Amount of TARP Received

-Less than $25 million -$25 million < $250 million -$250 million < $500 million -500 million and more

Employees Subject to Compensation Restrictions

-The most highly-compensated employee (one person) -The 5 most highly-compensated employees -Senior executive officers and at least 10 of next most highly compensated employees (up to 15 people -Senior executive officers and at least 20 of next most highly compensated employees (up to 25 people)

+No Incentives that Encourage Unnecessary and Excessive Risks. Compensation plans must not include incentives for the top 5 senior executive officers to take unnecessary and excessive risks that threaten the value of the company.

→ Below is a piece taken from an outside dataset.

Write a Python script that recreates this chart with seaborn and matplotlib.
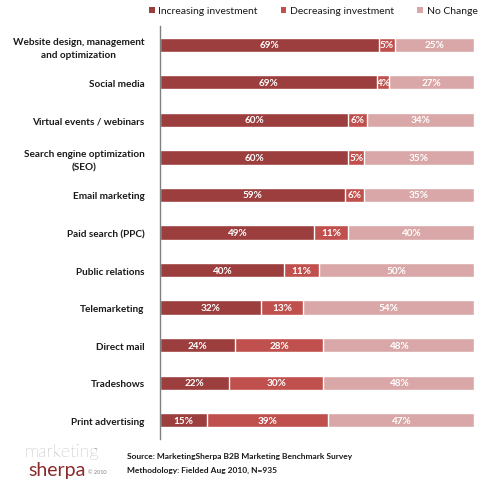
import matplotlib
matplotlib.use("Agg")
import matplotlib.pyplot as plt
import seaborn as sns
import pandas as pd
import numpy as np
from matplotlib.patches import Patch

categories = ["Website design, management\nand optimization", "Social media", "Virtual events / webinars",
              "Search engine optimization\n(SEO)", "Email marketing", "Paid search (PPC)", "Public relations",
              "Telemarketing", "Direct mail", "Tradeshows", "Print advertising"]
increasing = [69, 69, 60, 60, 59, 49, 40, 32, 24, 22, 15]
decreasing = [5, 4, 6, 5, 6, 11, 11, 13, 28, 30, 39]
no_change = [25, 27, 34, 35, 35, 40, 50, 54, 48, 48, 47]
series_names = ["Increasing investment", "Decreasing investment", "No Change"]
colors = ["#9C3E3E", "#C0504D", "#D9A7A7"]

sns.set_theme(style="white")
plt.rcParams['font.family'] = ['Lato', 'DejaVu Sans']

df = pd.DataFrame({"cat": categories, "inc": increasing, "dec": decreasing, "nc": no_change})
tot = df["inc"] + df["dec"] + df["nc"]
# bars are drawn as shares of each row's total (100% stacked)
df["c1"] = df["inc"] / tot * 100
df["c2"] = (df["inc"] + df["dec"]) / tot * 100
df["c3"] = 100.0

fig = plt.figure(figsize=(4.84, 4.81), dpi=100)
ax = fig.add_axes([160/484, 1-440/481, 314/484, 413/481])

for col, c in zip(["c3", "c2", "c1"], colors[::-1]):
    sns.barplot(data=df, y="cat", x=col, color=c, orient="y", width=0.38,
                edgecolor="white", linewidth=1.0, ax=ax, saturation=1)

ax.set_xlim(0, 100)
ax.set_ylim(10.5, -0.5)
ax.set_xlabel("")
ax.set_ylabel("")
ax.set_xticks([])
for s in ["top", "right", "bottom"]:
    ax.spines[s].set_visible(False)
ax.spines["left"].set_color("#808080")
ax.spines["left"].set_linewidth(1)
ax.tick_params(axis="y", length=0, pad=11)
ax.set_yticks(range(len(categories)))
ax.set_yticklabels(categories, fontsize=7.2, fontweight="bold", color="#1a1a1a", ha="right",
                   multialignment="center", linespacing=1.6)

for i in range(len(categories)):
    t = increasing[i] + decreasing[i] + no_change[i]
    vals = [increasing[i], decreasing[i], no_change[i]]
    start = 0.0
    for v in vals:
        w = v / t * 100
        ax.text(start + w/2, i, f"{v}%", ha="center", va="center", color="white",
                fontsize=7.2, fontweight="bold")
        start += w

handles = [Patch(facecolor=c, edgecolor="none") for c in colors]
fig.legend(handles, series_names, loc="center", bbox_to_anchor=(0.647, 1-12/481), ncol=3,
           frameon=False, fontsize=7.5, handlelength=0.55, handleheight=0.55, handletextpad=0.35,
           columnspacing=2.2, labelcolor="#1a1a1a")

fig.text(127/484, 1-456/481, "Source: MarketingSherpa B2B Marketing Benchmark Survey",
         fontsize=6, fontweight="bold", color="#1a1a1a", va="center")
fig.text(127/484, 1-470/481, "Methodology: Fielded Aug 2010, N=935",
         fontsize=6, fontweight="bold", color="#1a1a1a", va="center")

fig.text(24/484, 1-452/481, "marketing", fontsize=13, color="#808080", va="center", fontweight="light")
fig.text(28/484, 1-471/481, "sherpa", fontsize=14, color="#8B2A2A", va="center")
fig.text(88/484, 1-473/481, "© 2010", fontsize=4, color="#808080", va="center")

fig.savefig("out.png", dpi=100)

+Prohibition on Compensation Plans that Would Encourage Manipulation of Earnings. Compensation plans may not encourage manipulation of the company’s reported earnings to enhance the compensation of any of its employees.

  • Expanded Clawback. Compensation plans must provide for the recovery of any bonus, retention award or incentive compensation paid to the top 5 senior executive officers and the 20 next most highly-compensated employees (maximum of 25 people) that were based on financial statements or other criteria that are later found to be materially inaccurate.

+No Golden Parachutes. No golden parachute payments may be made to the top 5 senior executive officers. The term “golden parachute” is broadly defined to include “any payment…for departure from a company for any reason, except for payments for services performed or benefits accrued.”

*Other Corporate Governance Provisions and Requirements

  • Independent Board Compensation Committee. Companies receiving TARP money must establish a Board of Directors Compensation Committee composed entirely of independent directors to review employee compensation plans on at least a semi-annual basis.
  • Private companies that received $25 million or less of TARP assistance are not required to create a separate Board Compensation Committee provided the full Board carries out the same duties.
  • Retroactive Review of Prior Bonuses. Treasury will review bonuses, retention awards and other compensation paid to the top 5 senior executive officers and the next 20 most highly compensated employees of each entity receiving TARP assistance before February 17, 2009 to determine whether any payments were inconsistent with purposes of the Stimulus Act.
    • Treasury may seek reimbursement from the TARP recipient if Treasury determines the payments were not in keeping with the purposes of the Stimulus Act.

+500,000 Tax Deduction Cap. Participants in TARP are subject to the provisions of Internal Revenue Code section 162(m)(5) limiting the deduction of compensation to $500,000 per year for senior executive officers.

+Policy on Luxury Expenditures. The Board of Directors of any TARP recipient must have in place a company-wide policy regarding excessive or luxury expenditures, as identified by Treasury.

+Annual Shareholder “Say on Pay” Vote. Any proxy or consent or authorization for an annual or other meetings of the shareholders of any TARP recipient during the period in which any obligation arising under TARP remains outstanding must permit a separate shareholder “say on pay” vote to approve the compensation of executives.

  • The shareholder vote is not binding on the Board of Directors and may not be construed as overruling a decision by the Board or as creating any additional fiduciary duty for the Board. In essence, this shareholder vote requirement is a disclosure requirement.

+Required Certification by CEO and CFO. The CEO and CFO (or their equivalents) of each company receiving bailout money must provide written certification of compliance with the executive compensation limits in the Stimulus Act to the SEC (public companies) or to Treasury (private companies).

+Early Repayment Explicitly Permitted. Subject to consultation with their respective Federal banking regulator, TARP participants may repay assistance previously received under TARP without replacing the funds from other sources and without regard to otherwise applicable waiting periods.

-This is a change to Treasury’s prior requirement that banks receiving money from the capital injection program keep the money for three years or raise private capital to replace the funds.

Industry leaders have raised questions about the application of the executive compensation limits. The Stimulus Act says that TARP recipients must abide by standards to be set by Treasury. It is unclear whether the compensation limits go into effect before Treasury adopts the required standards. The American Bankers Association has written a letter to Treasury stating that the ABA interprets this directive to Treasury to mean the executive compensation limits are not effective until Treasury establishes standards. We are monitoring the issues surrounding these new executive compensation restrictions as well as the ever-changing government economic stimulus and bailout plans and pronouncements.